There need to be some great big warning signs about pension savings for those who could be renting in retirement. They may also find they do best by taking DC pension money before retirement rather than afterwards.
“[According to the] PLSA’s Retirement Living Standards … A household with two adults qualifying for the full State Pension will receive nearly £17,600 a year. They would therefore need an extra £2,400 or so of income to meet their basic needs.”
If I’ve understood the PLSA Retirement Living Standards correctly there are two mistakes in this calculation (in addition to the omission of any allowance for housing costs noted above).
Firstly whilst true that the minimum PLSA Retirement Living Standard for a single person is £10,000 per year (in the simplified rounded form) it is not true that a couple would need £20,000. The PLSA research team concluded that for a couple the level is £15,700 (rounded to £15,000 for simplicity), not the £20,000 quoted above.

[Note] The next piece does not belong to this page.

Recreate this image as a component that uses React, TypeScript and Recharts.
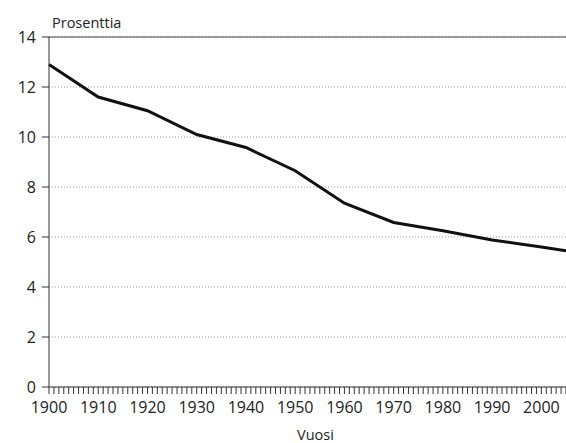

Secondly the PLSA Retirement Living Standards are for expenditure, not income as implied by the wording of the quote. It is true that at the minimum level the expenditure and income targets are very similar as they would basically be covered by the personal allowance. However, this would not be true for the higher expenditure levels of moderate (£20,000 for an individual) and comfortable (£30,000 for an individual). For those levels the PLSA Retirement Living Standards would need grossing up for tax to arrive at a required income level.
At both of the two PLSA presentations I’ve attended on this topic the PLSA has stated that the RLSs are intended as a starting point for retirement planning. I think a lot of people will make the mistake though of basing their target income level on the PLSA suggested expenditure levels without grossing up for tax.